Stoltzman was born on July 12, 1942, in Omaha, Nebraska, but moved with his family to San Francisco at a young age; his father was a Western Pacific railroad worker who enjoyed the music of the big bands and played the alto saxophone. The young Stoltzman's first music was jazz. He took up the clarinet at eight and was soon joining his father in Bay Area jazz venues. Both Stoltzmans sang in a church choir where Richard would cue off-pitch singers with his clarinet, trying to make it sound like a voice. He later credited this experience for his distinctively warm tone quality. Stoltzman attended Ohio State University, studying mathematics and music, graduating in 1964. He chose the latter definitively, enrolling at Yale for graduate studies (earning a master's degree in 1967) and studied further at the Marlboro Music School and Festival.
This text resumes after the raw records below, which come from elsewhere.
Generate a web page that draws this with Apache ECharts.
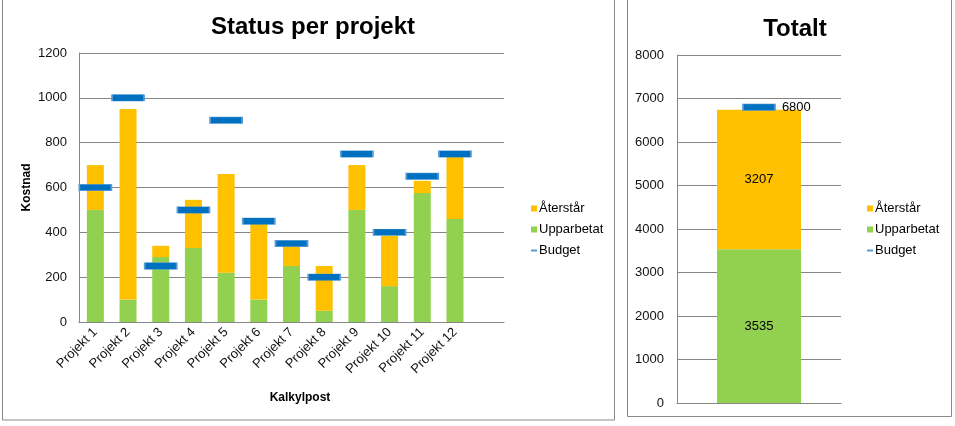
<!DOCTYPE html>
<html><head><meta charset="utf-8">
<script src="https://cdn.jsdelivr.net/npm/echarts@6/dist/echarts.min.js"></script>
<style>html,body{margin:0;padding:0;background:#fff}#c{width:955px;height:426px}</style>
</head><body><div id="c"></div>
<script>
const categories = ['Projekt 1','Projekt 2','Projekt 3','Projekt 4','Projekt 5','Projekt 6','Projekt 7','Projekt 8','Projekt 9','Projekt 10','Projekt 11','Projekt 12'];
const upparbetat = [500,100,290,330,220,100,250,50,500,160,575,460];
const aterstar   = [200,850,50,215,440,340,90,200,200,225,55,285];
const budget     = [600,1000,250,500,900,450,350,200,750,400,650,750];
const totalCategories = ['Totalt'];
const totalUpparbetat = [3535];
const totalAterstar = [3207];
const totalBudget = [6800];
const leftTicks = {min:0,max:1200,interval:200};
const rightTicks = {min:0,max:8000,interval:1000};

const FONT = 'Liberation Sans, Arial, sans-serif';
const GREEN = '#92D050', YELLOW = '#FFC000', BLUE = '#0070C0';
const chart = echarts.init(document.getElementById('c'), null, {renderer:'canvas'});
const lineIcon = 'path://M0,0h0.01v0.01h-0.01zM0,2.6h8v2.8h-8zM7.99,7.99h0.01v0.01h-0.01z';
function legendData(){
  return [
    {name:'Återstår', icon:'rect', itemStyle:{color:YELLOW, borderWidth:0}},
    {name:'Upparbetat', icon:'rect', itemStyle:{color:GREEN, borderWidth:0}},
    {name:'Budget', icon:lineIcon, itemStyle:{color:'#5B9BD5', borderWidth:0, opacity:1}}
  ];
}
const axisLabel = {color:'#111', fontFamily:FONT, fontSize:13};
const legendBase = {orient:'vertical', top:197, itemWidth:6, itemHeight:6, itemGap:8,
  textStyle:{fontFamily:FONT,fontSize:13,color:'#000',padding:[0,0,0,-3]}};
const markerStyle = {color:BLUE, borderColor:'#5B9BD5', borderWidth:0.8, opacity:1};
chart.setOption({
  animation:false,
  textStyle:{fontFamily:FONT},
  graphic:[
    {type:'rect', shape:{x:2.5,y:-5,width:612,height:425}, style:{fill:'none',stroke:'#8a8a8a',lineWidth:1}},
    {type:'rect', shape:{x:627.5,y:-5,width:324,height:421.5}, style:{fill:'none',stroke:'#8a8a8a',lineWidth:1}}
  ],
  title:[
    {text:'Status per projekt', left:308, top:10, textAlign:'center', textStyle:{fontFamily:FONT,fontSize:24,fontWeight:'bold',color:'#000'}},
    {text:'Totalt', left:790, top:12, textAlign:'center', textStyle:{fontFamily:FONT,fontSize:24,fontWeight:'bold',color:'#000'}}
  ],
  legend:[
    Object.assign({left:526, data:legendData()}, legendBase),
    Object.assign({left:862, data:legendData()}, legendBase)
  ],
  grid:[
    {left:79, top:53, width:425, height:269},
    {left:677, top:55, width:164, height:348}
  ],
  xAxis:[
    {type:'category', gridIndex:0, data:categories, max:categories.length,
     axisLine:{lineStyle:{color:'#868686'}}, axisTick:{show:false},
     axisLabel:Object.assign({}, axisLabel, {rotate:45, interval:0, margin:8,
       formatter:v => v == null ? '' : v}),
     name:'Kalkylpost', nameLocation:'middle', nameGap:70,
     nameTextStyle:{fontFamily:FONT,fontSize:12,fontWeight:'bold',color:'#000', padding:[0,0,0,17]}},
    {type:'category', gridIndex:1, data:totalCategories,
     axisLine:{lineStyle:{color:'#868686'}}, axisTick:{show:false}, axisLabel:{show:false}}
  ],
  yAxis:[
    {type:'value', gridIndex:0, min:leftTicks.min, max:leftTicks.max, interval:leftTicks.interval,
     axisLine:{show:true,lineStyle:{color:'#868686'}}, axisTick:{show:false},
     splitLine:{lineStyle:{color:'#868686'}}, axisLabel:Object.assign({margin:12, formatter:v=>String(v)}, axisLabel),
     name:'Kostnad', nameLocation:'middle', nameGap:46, nameRotate:90,
     nameTextStyle:{fontFamily:FONT,fontSize:12,fontWeight:'bold',color:'#000'}},
    {type:'value', gridIndex:1, min:rightTicks.min, max:rightTicks.max, interval:rightTicks.interval,
     axisLine:{show:true,lineStyle:{color:'#868686'}}, axisTick:{show:false},
     splitLine:{lineStyle:{color:'#868686'}}, axisLabel:Object.assign({margin:13, formatter:v=>String(v)}, axisLabel)}
  ],
  series:[
    {name:'Upparbetat', type:'bar', stack:'a', xAxisIndex:0, yAxisIndex:0, data:upparbetat,
     barWidth:17, itemStyle:{color:GREEN}},
    {name:'Återstår', type:'bar', stack:'a', xAxisIndex:0, yAxisIndex:0, data:aterstar,
     barWidth:17, itemStyle:{color:YELLOW}},
    {name:'Budget', type:'scatter', xAxisIndex:0, yAxisIndex:0, data:budget, z:10,
     symbol:'rect', symbolSize:[32,6.5], itemStyle:markerStyle},
    {name:'Upparbetat', type:'bar', stack:'b', xAxisIndex:1, yAxisIndex:1, data:totalUpparbetat,
     barWidth:84, itemStyle:{color:GREEN},
     label:{show:true, position:'inside', color:'#000', fontFamily:FONT, fontSize:13}},
    {name:'Återstår', type:'bar', stack:'b', xAxisIndex:1, yAxisIndex:1, data:totalAterstar,
     barWidth:84, itemStyle:{color:YELLOW},
     label:{show:true, position:'inside', color:'#000', fontFamily:FONT, fontSize:13}},
    {name:'Budget', type:'scatter', xAxisIndex:1, yAxisIndex:1, data:totalBudget, z:10,
     symbol:'rect', symbolSize:[32,6.5], itemStyle:markerStyle,
     label:{show:true, position:'right', distance:6, color:'#000', fontFamily:FONT, fontSize:13}}
  ]
});
</script></body></html>
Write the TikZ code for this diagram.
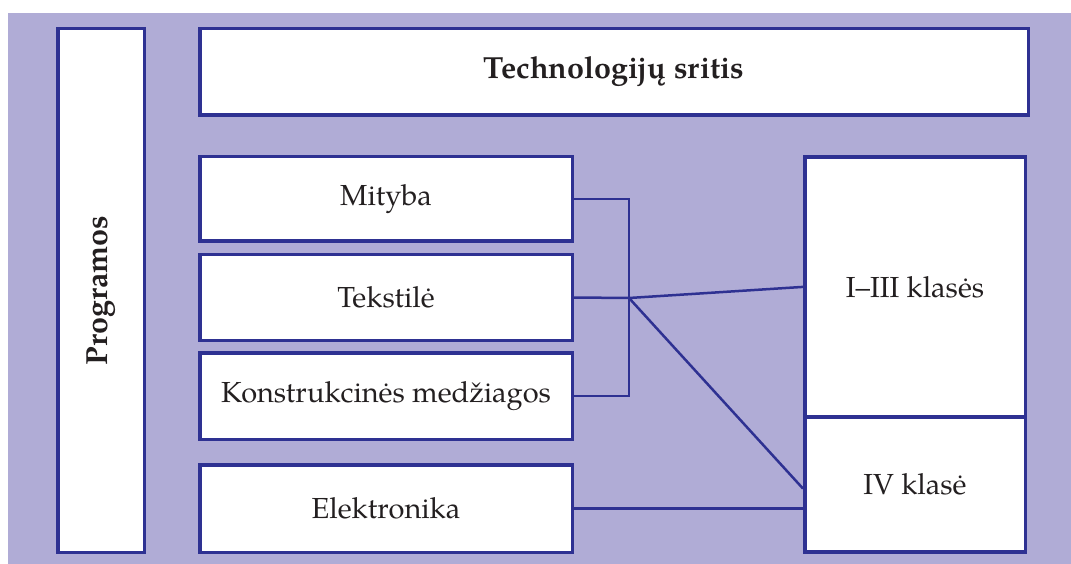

There he made the acquaintance of a group of collaborators that included pianist Peter Serkin, cellist Pablo Casals, and violinist Ida Kavafian. Together with Serkin and Kavafian, he formed the chamber group TASHI (a Tibetan term meaning good fortune) in 1973. Stoltzman was the first clarinetist to give solo recitals at both the Hollywood Bowl and Carnegie Hall, where he made his New York solo debut in 1974. His jazz career also developed during this period. In his concert appearances he joined an impressive variety of classic and modern performers including vocalist Mel Tormé, saxophonist Wayne Shorter, keyboardist Chick Corea, as well as folk-pop star Judy Collins. He was the first performer to feature jazz during a recital at the legendary Bayreuth Opera House. His classical collaborators have included cellist Yo-Yo Ma, pianist Christoph Eschenbach, and he has appeared as soloist with numerous major symphony orchestras in the U.S. and abroad. Stoltzman was featured in the series Concerto! on the BBC in 1993, performing Copland's Clarinet Concerto with the London Symphony Orchestra.
In 1986, Stoltzman became the first wind player to win the Avery Fisher Prize, given for outstanding performance by an American musician.
Beginning in 1982 with a classic recording of the Brahms clarinet sonatas, Stoltzman had a long association with the RCA label. During this time, he worked extensively with Bill Douglas (touring and recording together for 30 years) and released one of his most popular recordings, Begin Sweet World in 1986. Later he recorded for MMC, Navona, and, beginning in 2019, Avie, where he issued an album recorded jointly with his wife, jazz marimbist Mika Stoltzman, titled Palimpsest.